Saturday, Mar. 03, 1923

New York

The Wagnerian Opera Festival should teach a lesson to producers of opera: You can't go out and pick up an orchestra as you would a pair of shoes. The singers are in most respects excellent artists. One could easily call them outright a great troupe if it were not for the matter of acoustics. The Germans are playing at the Manhattan Opera House. Vocalists may have beautiful, ringing tone in that auditorium, which in another theatre they lack. But the singers of the Wagnerian Festival seem excellent, notably the baritone Schorr. By comparison they have made the orchestra all the more an abomination. The company picked up a group of musicians hurriedly, and put them through the ticklish walks, paces, and gallops of pieces like Die Meistersinger and Tristan. Conductor Blech is an excellent director, but the Archangel Gabriel, himself, would have his troubles with a group of players hastily recruited, and thrown into such a fray as the last half of the Meistersinger prelude.
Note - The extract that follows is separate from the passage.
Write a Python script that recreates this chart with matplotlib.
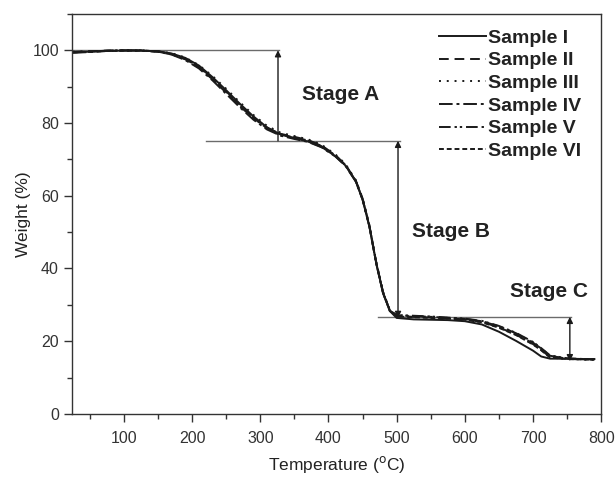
import matplotlib
matplotlib.use("Agg")
import matplotlib.pyplot as plt
from matplotlib.ticker import MultipleLocator

plt.rcParams["font.family"] = ["Liberation Sans", "DejaVu Sans"]

INK = "#1a1a1a"
GUIDE = "#6b6b6b"

TEMP = [25, 50, 75, 100, 125, 150, 170, 190, 210, 230, 250, 270, 290, 310,
        330, 350, 370, 390, 410, 425, 440, 450, 460, 470, 480, 490, 500, 525,
        550, 575, 600, 625, 650, 675, 700, 712, 725, 750, 775, 790]

W_I = [99.4, 99.6, 99.8, 99.9, 99.9, 99.7, 99.1, 97.9, 95.8, 92.6, 89.0, 85.3,
       81.8, 78.8, 76.8, 75.8, 74.9, 73.4, 70.9, 68.3, 64.0, 59.0, 51.6, 41.5,
       33.3, 28.3, 26.4, 26.0, 25.9, 25.8, 25.5, 24.6, 22.6, 20.1, 17.4, 15.8,
       15.2, 15.2, 15.1, 15.1]
W_II = [99.5, 99.7, 99.9, 100.0, 99.9, 99.6, 98.9, 97.5, 95.2, 92.0, 88.3, 84.6,
        81.3, 78.6, 77.0, 76.2, 75.3, 73.8, 71.2, 68.5, 64.2, 59.2, 51.8, 41.7,
        33.5, 28.5, 26.9, 26.7, 26.5, 26.3, 26.0, 25.3, 23.8, 21.8, 19.2, 17.6,
        15.6, 15.1, 15.0, 15.0]
W_III = [99.6, 99.7, 99.8, 99.9, 99.9, 99.7, 99.2, 98.0, 95.9, 92.9, 89.4, 85.7,
         82.2, 79.2, 77.3, 76.4, 75.5, 74.0, 71.4, 68.7, 64.3, 59.3, 51.9, 41.8,
         33.6, 28.6, 27.0, 26.8, 26.6, 26.4, 26.1, 25.4, 24.0, 22.0, 19.4, 17.8,
         15.8, 15.2, 15.0, 15.0]
W_IV = [99.3, 99.5, 99.8, 99.9, 100.0, 99.6, 98.8, 97.3, 95.0, 91.7, 88.0, 84.3,
        80.9, 78.2, 76.5, 75.6, 74.8, 73.3, 70.8, 68.2, 63.9, 58.9, 51.5, 41.4,
        33.2, 28.3, 27.1, 26.9, 26.7, 26.4, 26.1, 25.5, 24.1, 22.2, 19.6, 18.0,
        16.0, 15.2, 15.0, 14.9]
W_V = [99.5, 99.6, 99.9, 100.0, 99.9, 99.7, 99.0, 97.7, 95.5, 92.3, 88.7, 85.0,
       81.5, 78.5, 76.6, 75.9, 75.1, 73.6, 71.0, 68.4, 64.1, 59.1, 51.7, 41.6,
       33.4, 28.4, 27.2, 27.0, 26.8, 26.5, 26.2, 25.6, 24.2, 22.3, 19.8, 18.1,
       16.1, 15.3, 15.1, 15.0]
W_VI = [99.4, 99.6, 99.8, 99.9, 99.9, 99.6, 98.9, 97.6, 95.4, 92.2, 88.6, 84.9,
        81.6, 78.7, 76.9, 76.0, 75.2, 73.7, 71.1, 68.4, 64.1, 59.1, 51.7, 41.6,
        33.4, 28.4, 26.8, 26.6, 26.4, 26.2, 25.9, 25.2, 23.7, 21.7, 19.1, 17.5,
        15.5, 15.1, 15.0, 15.0]

LABELS = ["Sample I", "Sample II", "Sample III", "Sample IV", "Sample V",
          "Sample VI"]
SERIES = [W_I, W_II, W_III, W_IV, W_V, W_VI]
STYLES = ["-", (0, (5, 3)), (0, (1, 3)), (0, (7, 2, 1.5, 2)),
          (0, (6, 2, 1.2, 1.5, 1.2, 2)), (0, (2.5, 1.5))]

# poziomy etapów: (y, x_od, x_do), strzałki: (x, y_dol, y_gora, styl)
LEVELS = [(100.0, 24, 327), (75.1, 221, 505), (26.7, 473, 756)]
ARROWS = [(326, 75.1, 100.0, "-|>"), (502, 26.4, 75.1, "<|-|>"),
          (754, 14.5, 26.7, "<|-|>")]
STAGES = [("Stage A", 418, 87.7), ("Stage B", 580, 50.2), ("Stage C", 724, 33.8)]

fig = plt.figure(figsize=(6.16, 4.78), dpi=100)
ax = fig.add_axes([0.117, 0.134, 0.859, 0.837])

for w, lab, ls in zip(SERIES, LABELS, STYLES):
    ax.plot(TEMP, w, color=INK, lw=1.4, ls=ls, label=lab)

for y, x0, x1 in LEVELS:
    ax.plot([x0, x1], [y, y], color=GUIDE, lw=1.0, zorder=1)

for x, y0, y1, st in ARROWS:
    ax.annotate("", xy=(x, y1), xytext=(x, y0),
                arrowprops=dict(arrowstyle=st, color=INK, lw=1.0,
                                mutation_scale=9, shrinkA=0, shrinkB=0))

for txt, x, y in STAGES:
    ax.text(x, y, txt, ha="center", va="center", fontsize=15,
            fontweight="bold", color="#222222")

ax.set_xlim(24, 800)
ax.set_ylim(0, 110)
ax.xaxis.set_major_locator(MultipleLocator(100))
ax.xaxis.set_minor_locator(MultipleLocator(50))
ax.yaxis.set_major_locator(MultipleLocator(20))
ax.yaxis.set_minor_locator(MultipleLocator(10))
ax.tick_params(which="both", direction="out", colors="#333333",
               labelsize=11.5, width=1.0)
ax.tick_params(which="major", length=6)
ax.tick_params(which="minor", length=3.5)
ax.tick_params(axis="x", which="major", pad=6)
ax.set_xticks([100, 200, 300, 400, 500, 600, 700, 800])
for s in ax.spines.values():
    s.set_linewidth(1.0)
    s.set_color("#333333")

ax.set_xlabel(r"Temperature ($^{\rm o}$C)", fontsize=12.5, color="#222222",
              labelpad=6)
ax.set_ylabel("Weight (%)", fontsize=12.5, color="#222222", labelpad=1)

leg = ax.legend(loc="upper left", bbox_to_anchor=(0.694, 0.962), frameon=False,
                fontsize=14, handlelength=2.4, handletextpad=0.1,
                labelspacing=0.26, borderaxespad=0, borderpad=0)
for t in leg.get_texts():
    t.set_fontweight("bold")
    t.set_color("#222222")

fig.savefig("out.png", dpi=100)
The New York Symphony Orchestra exhibited in its concerts of last Thursday afternoon and Friday evening, a new guest conductor. He was Bruno Walter, of much reputation in Germany, where he conducts the Munich Opera. Walter is especially renowned as a conductor of Mozart. He directed the symphony in D of the Salzburg composer. It would not be too rash to state outright that it was the finest Mozart conducting to be heard in the world today. Walter very sensibly cut down the orchestra to eighteenth century propositions. He achieved an exquisite balance of tone. It was no case of the huge mass of modern strings drowning the small body of woodwinds, as usually happens, with the result that you hear little more than a monotonous orchestra of violins. Mozart sounded very modern in orchestration, with a rich and varied blending of winds and strings. Walter brought much clarity and grace into the gigantic C minor symphony of Brahms, but he dragged it at times.

Mr. Gatti-Casazza, of the Metropolitan, is full of surprises. His latest was a performance, for the first time in America, of Schilling's Mona Lisa. The opera is an ingenious attempt to explain the smile on the face of Da Vinci's famous portrait. The prologue and epilogue present a young wife with her old husband, sight-seeing in Florence. Both parts are taken by newcomers to the Metropolitan -- Barbara Kemp, of the Berlin Opera, and Michael Bohnen, of the Munich Opera. The roles are dual. In the two acts of the piece they appear as Mona Lisa and her husband, in a story told by a young monk (Mr. Taucher), who impersonates also Mona Lisa's youthful lover, whom she had been forced to discard to marry Francesco di Gioconda.

William Van Hoogstraten was chosen to take the place of Josef Stransky, recently resigned, as conductor of the Philharmonic Orchestra, along with William Mengelberg. Both Mr. Mengelberg and Mr. Van Hoogstraten are Hollanders. With his wife, Mme. Elly Ney, pianist, the latter came to New York for the first time last season, when he twice conducted the Philharmonic, with his wife as soloist.